En contra de lo que de dictamina la Constitución, España no ha dejado de ser nacionalcatólica. Es más, en la segunda parte del artículo 16.3 –que es pura contradicción con lo que se dice en la primera-, se afirma que “los poderes público tendrán en cuenta las creencias religiosas de la sociedad española y mantendrán las consiguientes relaciones colaboraciones con la Iglesia católica y las demás confesiones”.
Esto supone que sobra una de los dos partes de dicho articulado. O se opta por no confesionalidad del Estado, lo que significaría un respeto absoluto al pluralismo confesional y no confesional de la sociedad, o se opta por seguir mimando las particulares maneras que tiene la iglesia católica de hacer que su religión se imponga en todos los ámbitos. Dicho de forma resolutiva: o se reforma o se deroga dicho artículo. Tal como está, es una contradicción y un insulto a la inteligencia.
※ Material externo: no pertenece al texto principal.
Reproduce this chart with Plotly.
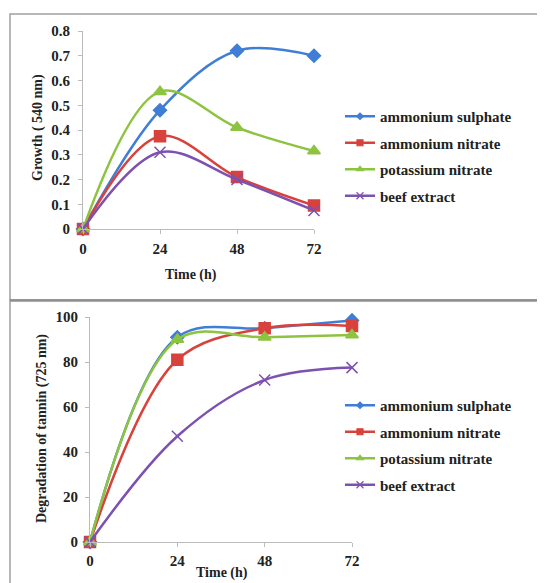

De hecho, la cooperación que los poderes públicos mantendrán con la Iglesia -la referencia a las demás confesiones es puro cinismo- se traduce en un sometimiento absoluto de dichos poderes a la Tradición católica de este país.
La apelación machacona de los representantes públicos para escaquearse del cumplimiento de la constitución es aducir que “siempre se ha hecho así”. Si fuéramos a conservar del pasado lo que se ha hecho siempre, estaríamos todavía en los albores del canibalismo.
Convertir la tradición en el único argumentario posible para dilapidar de forma continuada la declaración de no confesionalidad del Estado, es signo de debilidad mental. Históricamente, cuando la tradición sustituía la inteligencia y el respeto a la hora de razonar para descubrir la verdad, el resultado era la imagen de unos heterodoxos quemados en una hoguera.
Cuando la única excusa que se postula es la tradición, lo que se reivindica es el inmovilismo, la parálisis social, el envilecimiento racional. Una tradición en cuanto se instala ya es vieja. Y, si la cohesión social la fundamos en costumbres y en tradiciones asumidas sin crítica alguna, eso significa que la base de nuestras relaciones sociales no tienen solidez alguna y constituyen el origen de conflictos permanentes.
El enfrentamiento entre tradición y constitución es cada día más notorio. Sobre todo, cuando se presentan ciertas tradiciones como únicos argumentos de una teocracia que no encaja en el entramado de una constitución que apuesta por el pluralismo y el respeto a las diferencias. Las tradiciones confesionales de este país lo que hacen es jibarizar el pensamiento de las gentes y hundir su inteligencia en el mimetismo y en la banalización. Como diría Mencken, la tradición es el último y único recurso del incompetente.